Midnight Oil

[Powderworks] NMOC - Enemies of Sustainability

Michael Blackwood blackwood_michael at hotmail.com
Thu Oct 7 06:36:53 MDT 2004

>From: "Julian Shaw (Man Myth or Monkey?)" 
><julian at monkeyfamily.freeserve.co.uk>
>That is fair enough Bruce. I think people rejected most of the reasons for
>other "isms" very quickly over the last few hundred year but speciesism is
>probably one which will never go away. It's quite understandable really as 
>very nature has taught us to do what we need to survive at the expense of
>other species. It is what has led to our survival.

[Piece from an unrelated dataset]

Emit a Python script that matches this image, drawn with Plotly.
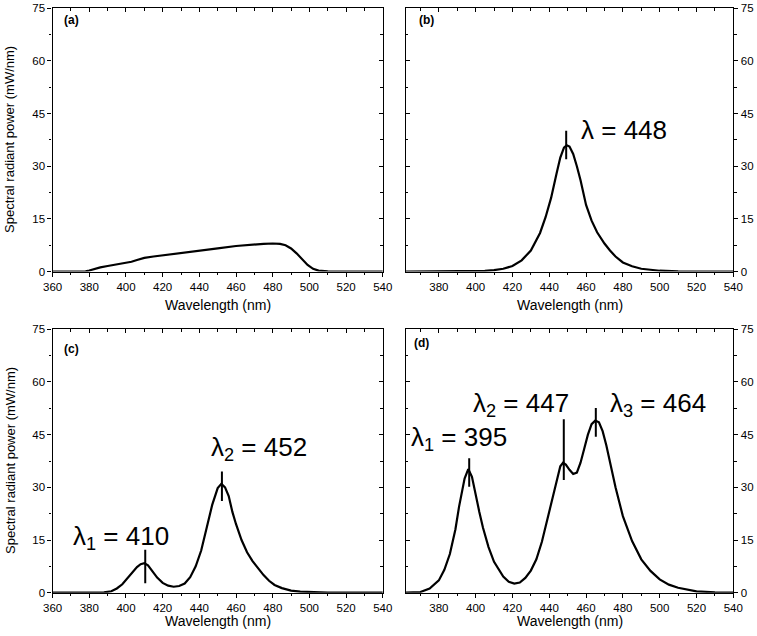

But is it still needed 
Well, pathenogenic bacteria are species we kill for our own survival, and I 
kid you not when I say that I've met people who (while accepting the 
necessity of the situation) find killing germs to be philosophically 

I look at it this way - pollution, habitat destruction, etc are all products 
of humanity's refusal to see itself as part of the ecosystem of Earth, 
preferring instead to see itself as somehow seperate from, and superior to, 
nature.  But the truth is, we are hominids.  We are mammals.  We have 
canines and the digestive processes to utilize an omnivorous diet.  We are a 
part of nature, designed to behave in a certain way.  We let our tastes run 
to excesses, which is a problem (most westerners eat far too much meat in 
proportion to vegetation in their diet, just because we can), but 
fundamentally if we recognize that we are a species, part of nature, with 
our own natual behaviours and our own natural impacts on the environment, we 
will be better equipped to "pick our battles" and curb the worst of our 
behavoiurs and find the least-desctuctive ways to satisfy our primal 
biology.  The alternative is to waste engery in unwinnable battles against 
the realities of our species' nature.  We must strive to minimize our impact 
on the environment, for example, not try to make the existence of Homo 
Sapiens undetectable in the world - that would be as unnatural and 
unsustainable as industrial effluent in our river systems.